2.8 DMA acceleration

With IP cores that are based upon PCIe, streams from the host to the FPGA may require acceleration of the DMA data transfers.

To accomplish data exchange in this direction, the PCIe bus protocol states that the FPGA should issue requests for data from the host and wait for the data to arrive. An inherent delay occurs as the request travels on the bus, is queued and handled by the host, and the data travels back. This turnaround time gap causes some degradation in the bus’ efficiency, sometimes reducing the bandwidth of a single stream to as low as 40%.

To work around this issue, multiple data requests are sent, so that the host always has a request in its queue during continuous transmissions. Since data from different requests may arrive in random order, it must be stored in RAM buffers on the FPGA to present an ordered flow of data to the application logic.

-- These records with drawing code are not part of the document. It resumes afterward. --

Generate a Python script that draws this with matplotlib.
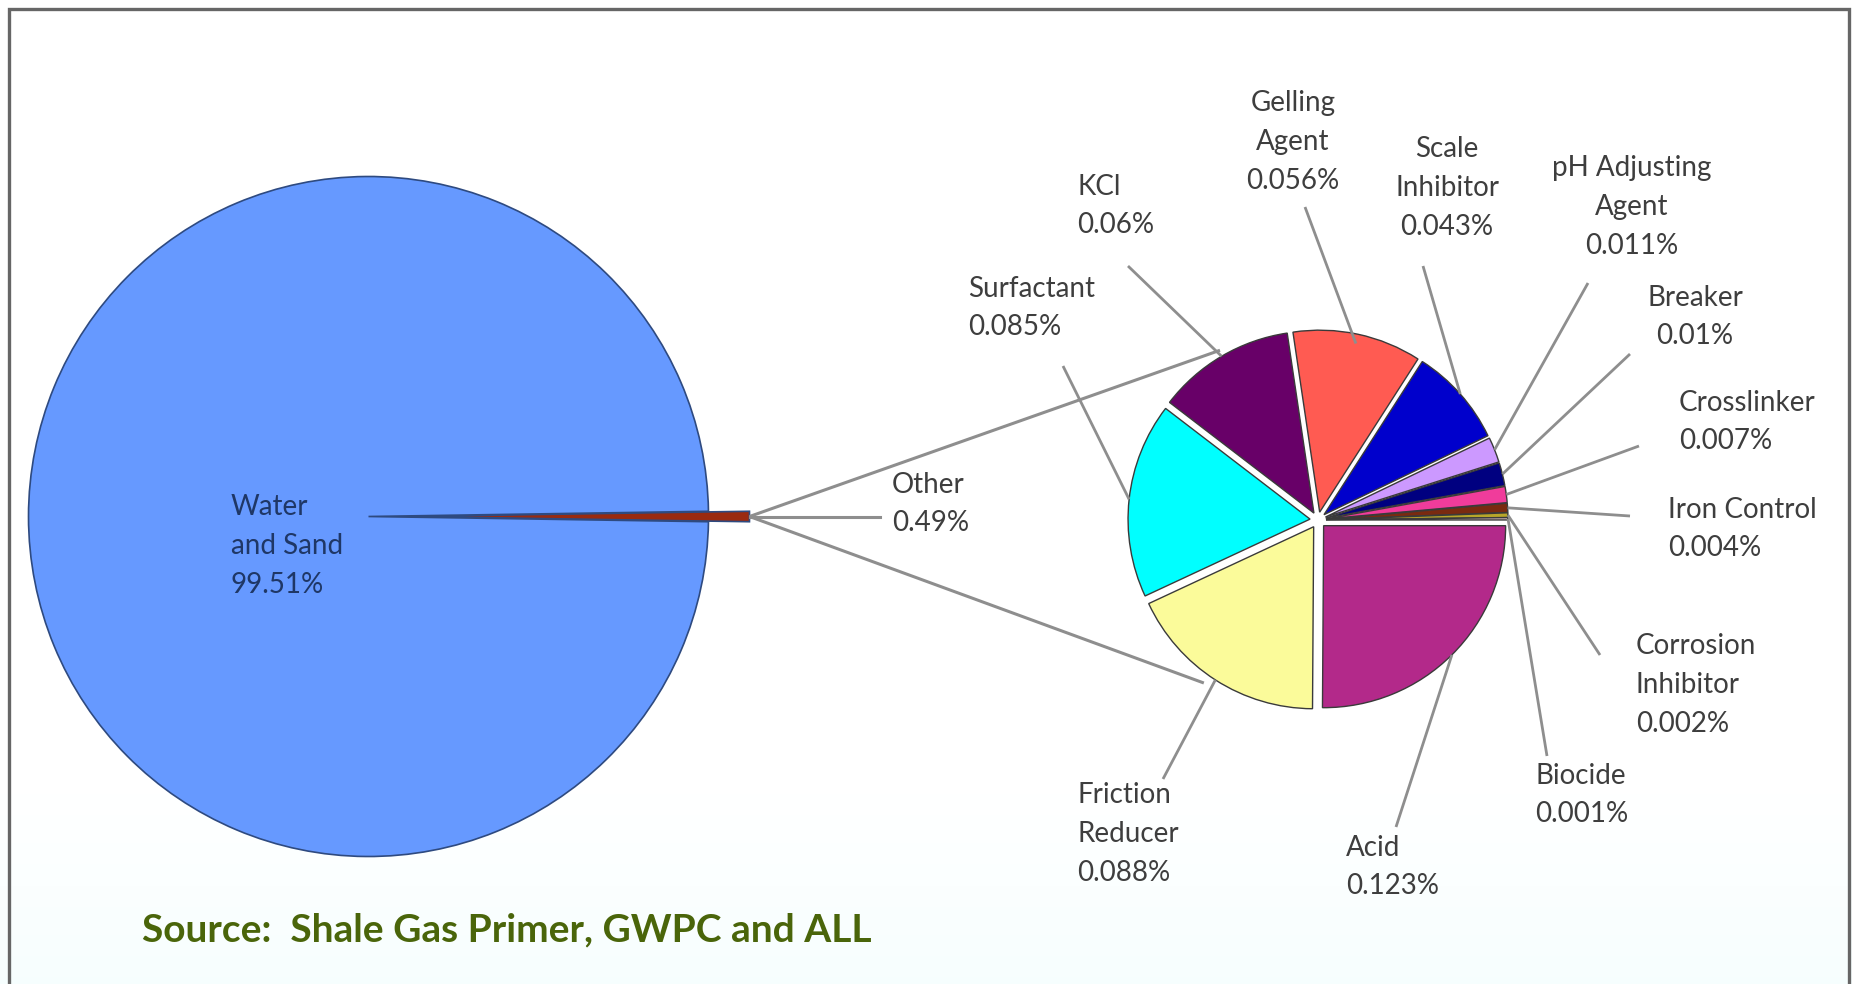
import numpy as np
import matplotlib
matplotlib.use("Agg")
import matplotlib.pyplot as plt
from matplotlib.patches import Rectangle

# ---------------- data ----------------
main_labels = ["Other", "Water\nand Sand"]
main_values = [0.49, 99.51]

sub_labels = ["Acid", "Friction\nReducer", "Surfactant", "KCl", "Gelling\nAgent",
              "Scale\nInhibitor", "pH Adjusting\nAgent", "Breaker", "Crosslinker",
              "Iron Control", "Corrosion\nInhibitor", "Biocide"]
sub_values = [0.123, 0.088, 0.085, 0.060, 0.056, 0.043, 0.011, 0.010, 0.007,
              0.004, 0.002, 0.001]
sub_text = ["0.123%", "0.088%", "0.085%", "0.06%", "0.056%", "0.043%", "0.011%",
            "0.01%", "0.007%", "0.004%", "0.002%", "0.001%"]
sub_colors = ["#B3298A", "#FBFB9A", "#00FFFF", "#680068", "#FF5B52", "#0000CC",
              "#CC99FF", "#000080", "#F03C9B", "#7A2A10", "#B8A62A", "#E6C8C8"]

source_text = "Source:  Shale Gas Primer, GWPC and ALL"

# ---------------- layout ----------------
W, H = 1852, 984
DPI = 100
FONT = ["Lato", "DejaVu Sans"]
LBL_COLOR = "#3E3E3E"
LEAD_COLOR = "#8E8E8E"


def Y(y):  # pixel-from-top -> data y (up)
    return H - y


fig = plt.figure(figsize=(W / DPI, H / DPI), dpi=DPI)
fig.patch.set_facecolor("white")
ax = fig.add_axes([0, 0, 1, 1])

# faint cyan tint at bottom
for i, y0 in enumerate(np.linspace(780, 984, 30)):
    t = i / 29
    c = (1 - 0.035 * t, 1 - 0.004 * t, 1 - 0.004 * t)
    ax.add_patch(Rectangle((0, Y(984)), W, Y(y0) - Y(984), facecolor=c,
                           edgecolor="none", zorder=0))

# big pie
big_c = (368.5, Y(516.5))
big_r = 340
big_ex = 41
start_big = main_values[0] / sum(main_values) * 360 / 2
ax.pie(main_values, colors=["#9A2A10", "#6699FF"], startangle=start_big,
       counterclock=False, explode=[big_ex, 0], center=big_c, radius=big_r,
       wedgeprops=dict(edgecolor="#2E4A80", linewidth=1.2), frame=True)

# small pie
sm_c = (1318, Y(520))
sm_r = 182
sm_ex = 8
ax.pie(sub_values, colors=sub_colors, startangle=0, counterclock=False,
       explode=[sm_ex] * len(sub_values), center=sm_c, radius=sm_r,
       wedgeprops=dict(edgecolor="#3A3A3A", linewidth=1.0), frame=True)

# connector lines from Other wedge to small pie
tip = (big_c[0] + big_r + big_ex, big_c[1])
for ang, rr in [(120, 196), (235, 199)]:
    a = np.deg2rad(ang)
    ax.plot([tip[0], sm_c[0] + rr * np.cos(a)], [tip[1], sm_c[1] + rr * np.sin(a)],
            color=LEAD_COLOR, lw=2.2, zorder=1, solid_capstyle="butt")
ax.plot([tip[0], 880], [tip[1], tip[1]], color=LEAD_COLOR, lw=2.2, zorder=1)

fs = 20
LS = 1.6
ax.text(892, Y(504), "Other\n" + "0.49%", ha="left", va="center", fontsize=fs,
        color=LBL_COLOR, family=FONT, linespacing=LS)
ax.text(231, Y(546), "Water\nand Sand\n99.51%", ha="left", va="center", fontsize=fs,
        color="#1F3766", family=FONT, linespacing=LS)

# label positions (centre of text block, pixels from top-left) and leader outer ends
lab_pos = [(1346, 867, "left"), (1077, 834, "left"), (968, 308, "left"),
           (1077, 206, "left"), (1293, 142, "center"), (1447, 188, "center"),
           (1632, 207, "center"), (1695, 317, "center"), (1679, 422, "left"),
           (1668, 529, "left"), (1636, 685, "left"), (1535, 795, "left")]
lead_end = [(1396, 827), (1163, 779), (1063, 366), (1128, 266), (1305, 207),
            (1423, 266), (1588, 283), (1630, 354), (1639, 446), (1630, 516),
            (1600, 655), (1547, 756)]
lead_k = [1.0, 1.0, 1.0, 1.0, 0.95, 1.0, 1.0, 1.0, 1.0, 1.0, 1.0, 1.0]

total = sum(sub_values)
cum = 0.0
for i, v in enumerate(sub_values):
    mid = -(cum + v / 2) / total * 360
    cum += v
    a = np.deg2rad(mid)
    rr = (sm_r + sm_ex) * lead_k[i]
    ax0, ay0 = sm_c[0] + rr * np.cos(a), sm_c[1] + rr * np.sin(a)
    ex, ey = lead_end[i]
    ax.plot([ax0, ex], [ay0, Y(ey)], color=LEAD_COLOR, lw=2.0, zorder=3,
            solid_capstyle="butt")
    x, y, ha = lab_pos[i]
    ax.text(x, Y(y), sub_labels[i] + "\n" + sub_text[i], ha=ha, va="center",
            fontsize=fs, color=LBL_COLOR, family=FONT, linespacing=LS,
            multialignment=ha)

# source note
ax.text(142, Y(930), source_text, ha="left", va="center", fontsize=28,
        fontweight="bold", color="#4A650A", family=FONT)

# frame border
ax.plot([9, 9, 1849, 1849], [Y(984), Y(9), Y(9), Y(984)], color="#666666",
        lw=2.4, zorder=10, solid_joinstyle="miter")

ax.set_xlim(0, W)
ax.set_ylim(0, H)
ax.set_aspect("auto")
ax.axis("off")

fig.savefig("out.png", dpi=DPI, facecolor=fig.get_facecolor())
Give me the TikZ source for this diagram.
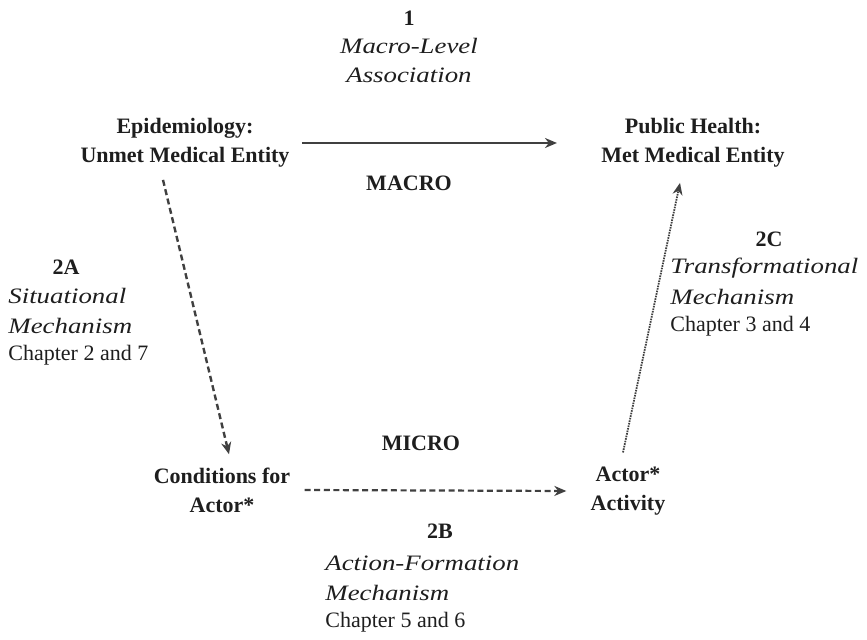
\documentclass[tikz,border=0pt]{standalone}
\usepackage{fontspec}
\setmainfont{Liberation Serif}
\newfontfamily\wideserif[FakeStretch=1.22]{Liberation Serif}
\usetikzlibrary{arrows.meta}
\definecolor{ink}{HTML}{1E1E1E}
\definecolor{linegray}{HTML}{404040}
\begin{document}
\begin{tikzpicture}[x=0.5pt,y=-0.5pt,
  every node/.style={inner sep=0pt,text=ink,font=\fontsize{11}{14.5}\selectfont},
  entity/.style={align=center,font=\fontsize{11}{14.5}\selectfont\bfseries},
  tag/.style={font=\fontsize{11}{14.5}\selectfont\bfseries},
  mech/.style={font=\fontsize{11}{14.5}\selectfont\wideserif\itshape},
  chap/.style={font=\fontsize{11}{14.5}\selectfont},
  link/.style={draw=linegray,line width=1.1pt,-{Stealth[length=6pt,width=5pt]}}]
\useasboundingbox (0,0) rectangle (867,640);

% macro level
\node[tag] (n1) at (409,18) {1};
\node[mech] (n1a) at (409,46) {Macro-Level};
\node[mech] (n1b) at (409,75) {Association};
\node[entity] (epi) at (185,143) {Epidemiology:\\Unmet Medical Entity};
\node[entity] (pub) at (693,143) {Public Health:\\Met Medical Entity};
\node[tag] (macro) at (409,183) {MACRO};

% situational mechanism
\node[tag] (n2a) at (66,267) {2A};
\node[mech,anchor=west] (n2a1) at (8,296) {Situational};
\node[mech,anchor=west] (n2a2) at (8,326) {Mechanism};
\node[chap,anchor=west] (n2a3) at (8,355) {Chapter 2 and 7};

% transformational mechanism
\node[tag] (n2c) at (769,239) {2C};
\node[mech,anchor=west] (n2c1) at (670,268) {Transformational};
\node[mech,anchor=west] (n2c2) at (670,297) {Mechanism};
\node[chap,anchor=west] (n2c3) at (670,326) {Chapter 3 and 4};

% micro level
\node[tag] (micro) at (421,443) {MICRO};
\node[entity] (cond) at (222,490) {Conditions for\\Actor*};
\node[entity] (act) at (628,491) {Actor*\\Activity};

% action-formation mechanism
\node[tag] (n2b) at (440,531) {2B};
\node[mech,anchor=west] (n2b1) at (325,563) {Action-Formation};
\node[mech,anchor=west] (n2b2) at (325,593) {Mechanism};
\node[chap,anchor=west] (n2b3) at (325,622) {Chapter 5 and 6};

% connectors
\draw[link] ([xshift=6pt]epi.east) -- ([xshift=-22pt]pub.west);
\draw[link,line width=1.2pt,dash pattern=on 3pt off 1.8pt] ([xshift=-11pt,yshift=-6pt]epi.south) -- ([xshift=3.5pt,yshift=6.5pt]cond.north);
\draw[link,dash pattern=on 3pt off 1.8pt] ([xshift=7pt]cond.east) -- ([xshift=-12pt]act.west);
\draw[link,line width=0.9pt,dash pattern=on 0.8pt off 0.5pt] ([xshift=-2.5pt,yshift=7pt]act.north) -- ([xshift=-6.5pt,yshift=-7.5pt]pub.south);
\end{tikzpicture}
\end{document}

Each buffer in the FPGA is used to store a segment of requested data. The current possible settings for DMA accelerations are

None. No data is stored on the FPGA. Each request for data is sent only when all data has arrived from the previous one.
4 segments of 512 bytes each. 2048 bytes of block RAM is allocated on the FPGA. Up to four data requests can be active at any given moment.
8 segments of 512 bytes each. 4096 bytes of block RAM is allocated on the FPGA. Up to eight data requests can be active at any given moment.
Revision B and later IP cores have an option of 16 segments of 512 bytes each as well.

The turnaround time between a request and the data arrival depends on the host’s hardware. The actual bandwidth performance may therefore vary.

When using “Autoset internals” in the IP Core Factory, the automatic allocation of acceleration resources is based upon measured results on typical PC computer hardware, and may need manual refinements in rare cases.